# Honda GX 160 (reduction case)



## LowRider (Dec 23, 2008)

Code RH2* GC02-8838661


OK i have a Blue Bird bed bug, for some reason the oil seal came out. oil level was fine before i ran it. Any who, when popping the cover off is there anything in particular i need to look at and examine? don't want to just replace the oil seal and call it a day. 

i also noticed it had two reductions for this engine, how do i know which one is it? some part numbers are the same and some aren't. My Honda dealer is MTA, is it something i should call them on or is there a code # i didn't see on the reduction case?


----------



## rotti1968 (Apr 26, 2009)

whats your engine serial and spec. Most of the time when you look up parts and there is 2 of something is going to go by spec of engine and serial number breaks duh i didnt seee that in the post .... you already have that there

I can look it up on tuesday when at work and see what the difference is


----------



## LowRider (Dec 23, 2008)

rotti1968 said:


> whats your engine serial and spec. Most of the time when you look up parts and there is 2 of something is going to go by spec of engine and serial number breaks duh i didnt seee that in the post .... you already have that there


most of the main things like the clutch disk and the clutch plates are the same by looking at the part numbers. its the small things that are different.

I know the Disk and the Clutch plates i need to look at but is there anything i should look at on them to know if there bad, i don't have experience with the reductions on the hondas as this is my first time in the three yrs i'v been doing this.


----------



## rotti1968 (Apr 26, 2009)

I can give it a look on tues day and see what the difference is


----------



## LowRider (Dec 23, 2008)

thanks Rotti but i figured i would call them (MTA) Tuesday since this is Memorial Day weekend.

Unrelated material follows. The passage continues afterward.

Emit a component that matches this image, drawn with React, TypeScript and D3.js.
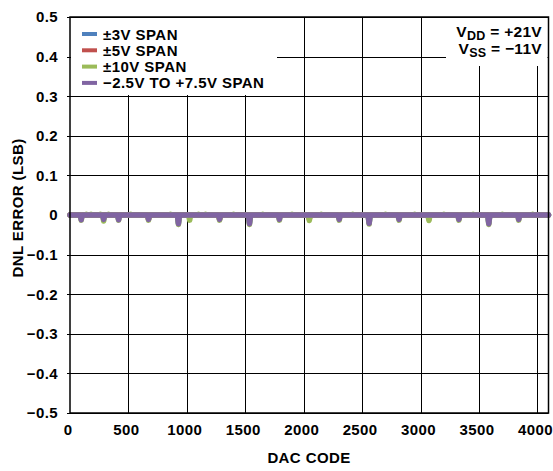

But since i have the weekend is there anything i need to look for as far as worn out signs or parts that go bad over time? this machine is 4yrs old close to 5yrs.


----------



## rotti1968 (Apr 26, 2009)

i have some service cd's here at home ill do some looking and post info for you saturday, i have not had to many of these apart.


----------



## LowRider (Dec 23, 2008)

Well i tore it down today, everything was fine except of course the oil seal and i got on MTA resource page and got the service manual for the engine. checked the friction plate and the plate clutch specs and they were all within. The pressure clutch though looked worn, the manual didn't give a spec on it though so i guess i will call them and see if there is a spec on it or not. oh well glad i took it down the engine was caked in mud everywere. still have to take the stupid flywheel off. never new how much red mud (Southern Clay) that thang slings and the places it could get into.


----------